Content notes for a military dictatorship and all the the horrible things that obviously involves.

A book that almost no one has read, it was also kind of hard to track down author information. But according to his entry in the 2020 MCBA Prize "Camilo Aguirre is a Colombian artist whose practice shifts between comics and fine arts.

In his comics Camilo uses the elements of documentary format to tell non-fictional stories, implementing anecdotes and interviews from his immediate context, addressing the asking how his own subjectivity is constructed from the Colombian context, and reflecting on this context towards the ideas of globalization and belonging. Camilo has been the author of graphic novels such as Ciervos de Bronce (Bronze Deers, 2014), Calidez Aislada (Isolated Warmth, 2012) and has been coauthor of graphic novels such as Caminos Condenados (Condemned Paths, 2016) and La Palizua (2018). During his career in comics Camilo has been able to implement social research while working with communities in Colombia, in projects that involve addressing dispossession, violent conflict, historic memory and symbolic reparation.

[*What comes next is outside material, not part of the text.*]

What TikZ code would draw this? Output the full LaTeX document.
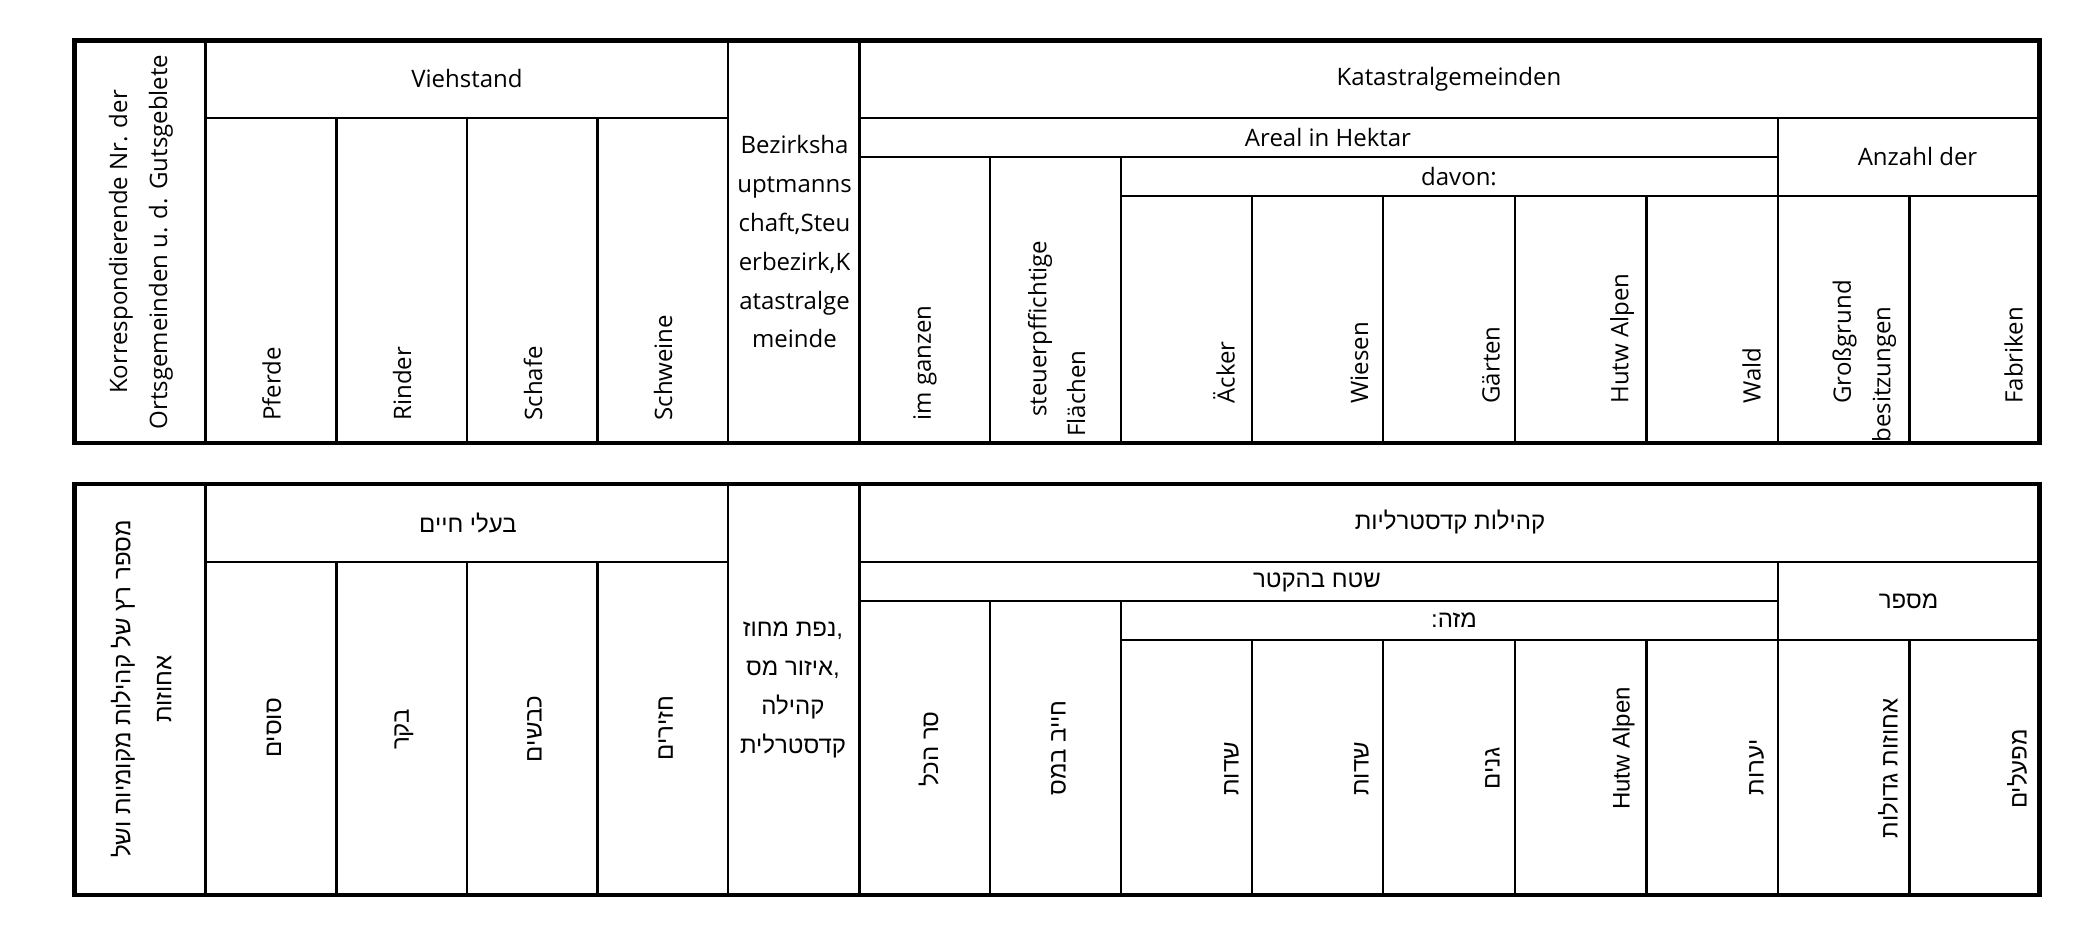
\documentclass[tikz,border=0pt]{standalone}
\usepackage{fontspec}
\setmainfont{Open Sans}
\newfontfamily\heb[Script=Hebrew]{Liberation Sans}
\TeXXeTstate=1
\tikzset{
  outerline/.style={line width=2.4pt},
  innerline/.style={line width=1.15pt},
  lbl/.style={inner sep=0pt, align=center, font=\fontsize{12}{19.4}\selectfont},
  rlbl/.style={lbl, rotate=90},
  hlbl/.style={inner sep=0pt, align=center, font=\heb\fontsize{12}{19.5}\selectfont},
  hrlbl/.style={hlbl, rotate=90}
}
\begin{document}
\begin{tikzpicture}[x=0.5pt,y=-0.5pt]
\useasboundingbox (0,0) rectangle (2082,951);
% ---------- grids of both tables ----------
\foreach \ta/\tb/\tc/\td/\te in {40.5/118.3/156.7/195.8/443, 484/561.7/600.7/640/895}{
  \draw[innerline] (205.4,\ta) -- (205.4,\te);
  \draw[innerline] (728,\ta) -- (728,\te);
  \draw[innerline] (859.5,\ta) -- (859.5,\te);
  \draw[innerline] (205.4,\tb) -- (728,\tb);
  \foreach \x in {336.5,467,597.5} \draw[innerline] (\x,\tb) -- (\x,\te);
  \draw[innerline] (859.5,\tb) -- (2039.5,\tb);
  \draw[innerline] (859.5,\tc) -- (1778,\tc);
  \draw[innerline] (1778,\tb) -- (1778,\te);
  \draw[innerline] (990.3,\tc) -- (990.3,\te);
  \draw[innerline] (1121.2,\tc) -- (1121.2,\te);
  \draw[innerline] (1121.2,\td) -- (2039.5,\td);
  \foreach \x in {1251.7,1383,1515,1646.5,1909.5} \draw[innerline] (\x,\td) -- (\x,\te);
  \draw[outerline] (74.5,\ta) rectangle (2039.5,\te);
}
% ---------- top table (German) ----------
\node[rlbl, font=\fontsize{12}{20}\selectfont] (korr) at (141,242) {Korrespondierende Nr. der\\Ortsgemeinden u. d. Gutsgeblete};
\node[lbl] (vieh) at (467,79) {Viehstand};
\node[lbl] (kat) at (1449,79) {Katastralgemeinden};
\node[lbl] (areal) at (1328,137.5) {Areal in Hektar};
\node[lbl] (davon) at (1459,176.5) {davon:};
\node[lbl] (anzahl) at (1917.5,157) {Anzahl der};
\node[lbl] (bezirk) at (794.5,242) {Bezirksha\\uptmanns\\chaft,Steu\\erbezirk,K\\atastralge\\meinde};
\node[rlbl, anchor=west] (pferde) at (271.5,421) {Pferde};
\node[rlbl, anchor=west] (rinder) at (402,421) {Rinder};
\node[rlbl, anchor=west] (schafe) at (533,421) {Schafe};
\node[rlbl, anchor=west] (schweine) at (663,421) {Schweine};
\node[rlbl, anchor=west] (imganzen) at (925,421) {im ganzen};
\node[rlbl, anchor=west] (steuer) at (1040,417) {steuerpffichtige};
\node[rlbl, anchor=west] (flaechen) at (1076,437) {Flächen};
\node[rlbl, anchor=west] (aecker) at (1224,404) {Äcker};
\node[rlbl, anchor=west] (wiesen) at (1359.5,404) {Wiesen};
\node[rlbl, anchor=west] (gaerten) at (1491,404) {Gärten};
\node[rlbl, anchor=west] (hutwa) at (1622,404) {Hutw Alpen};
\node[rlbl, anchor=west] (wald) at (1751.5,404) {Wald};
\node[rlbl, anchor=west] (grossg) at (1844.5,404) {Großgrund};
\node[rlbl, anchor=west] (besitz) at (1884,443) {besitzungen};
\node[rlbl, anchor=west] (fabriken) at (2013.5,404) {Fabriken};
% ---------- bottom table (Hebrew) ----------
\node[hrlbl, font=\heb\fontsize{12}{20.5}\selectfont] (mispar) at (141,689) {\beginR מספר רץ של קהילות מקומיות ושל\endR\\\beginR אחוזות\endR};
\node[hlbl] (baalei) at (468,523) {\beginR בעלי חיים\endR};
\node[hlbl] (kehilot) at (1450,522) {\beginR קהילות קדסטרליות\endR};
\node[hlbl] (shetach) at (1317,582) {\beginR שטח בהקטר\endR};
\node[hlbl] (mize) at (1454,620) {\beginR מזה\kern0pt:\endR};
\node[hlbl] (mispar2) at (1908.5,601) {\beginR מספר\endR};
\node[hlbl] (nafa) at (793,690) {\beginR נפת מחוז\endR,\\\beginR איזור מס\endR,\\\beginR קהילה\endR\\\beginR קדסטרלית\endR};
\node[hrlbl] (susim) at (274,728) {\beginR סוסים\endR};
\node[hrlbl] (bakar) at (404,729.5) {\beginR בקר\endR};
\node[hrlbl] (kvasim) at (534.5,729) {\beginR כבשים\endR};
\node[hrlbl] (chazirim) at (665.5,728) {\beginR חזירים\endR};
\node[hrlbl] (sach) at (928.5,749) {\beginR סר הכל\endR};
\node[hrlbl] (chayav) at (1058.5,748) {\beginR חייב במס\endR};
\node[hrlbl] (sadot1) at (1231.5,769) {\beginR שדות\endR};
\node[hrlbl] (sadot2) at (1361.5,769) {\beginR שדות\endR};
\node[hrlbl] (ganim) at (1492.5,768.5) {\beginR גנים\endR};
\node[hrlbl] (hutwb) at (1623.5,748.5) {Hutw Alpen};
\node[hrlbl] (yaarot) at (1756.5,767.5) {\beginR יערות\endR};
\node[hrlbl] (achuzot) at (1888,768.5) {\beginR אחוזות גדולות\endR};
\node[hrlbl] (mifalim) at (2017,769) {\beginR מפעלים\endR};
\end{tikzpicture}
\end{document}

In the fine arts field Camilo approaches drawing as a series of strategies more than a medium, including the association of ideas and the relationships between material, formalization and context as drawing tools. In his long term project Ciervos de Bronce (2011–), Camilo has developed a personal archive of letters, photography, interviews, paintings, comics, animations and photocopies documenting his father’s participation in the union activism during the nineties and addressing the state violent persecution towards union activists in Colombia. In his project In Blood (2014,2016) Camilo addresses the political implications in his family history by highlighting chapters of Colombia’s history through his great grandmother (Toni y la hacienda, 2014) and inserting his great grand uncle’s reimagined history in Colombia’s independence Museum: Casa del Florero (Radical, 2016)."

What kinds of keywords came to mind reading What Remains? Autobiography, journalism, social history, community, war and peace, resistance, and the military.

An interesting read, the start was my least favourite part. A series of short vignettes, it wasn't until we had jumped back and forth between the personal and the national a couple of times before I felt like I had a handle on what was going on.

Visually I thought What Remains was really strong and engaging.

As someone who is not terribly knowledgeable about Columbia, both historically and presently, I can't really commentate at all on Aguirre's perspective. That said, this book does obviously fall on the not afraid to be personal side of things, which I do appreciate. We get a pretty clear idea of who Aguirre is as a person, and there's no false notions of neutral objectivity going on. Aguirre also goes out of his way to pull in other people's stories as well, so it was far from one note.

Perhaps most interested in the economic and party politics of Columbia, we get a sprinkling of gender diversity and Aguirre tells a story about his brief time as a street artist, where a trans sex worker probably saved his ass from paramilitary forces. An iota of representation but more then I expected.

And this is the risk I run into when I don't write these reviews immediately after reading, but I don't recall any discussion of ability/disability. Which is the status quo, but at the same time violent conflict is an intrinsically disabling event so it would certainly not have been difficult to touch on in some way. You would think.

Concluding thoughts. I hope more people pick up this book, and tell me what they think about it. Would rate four out of five stars.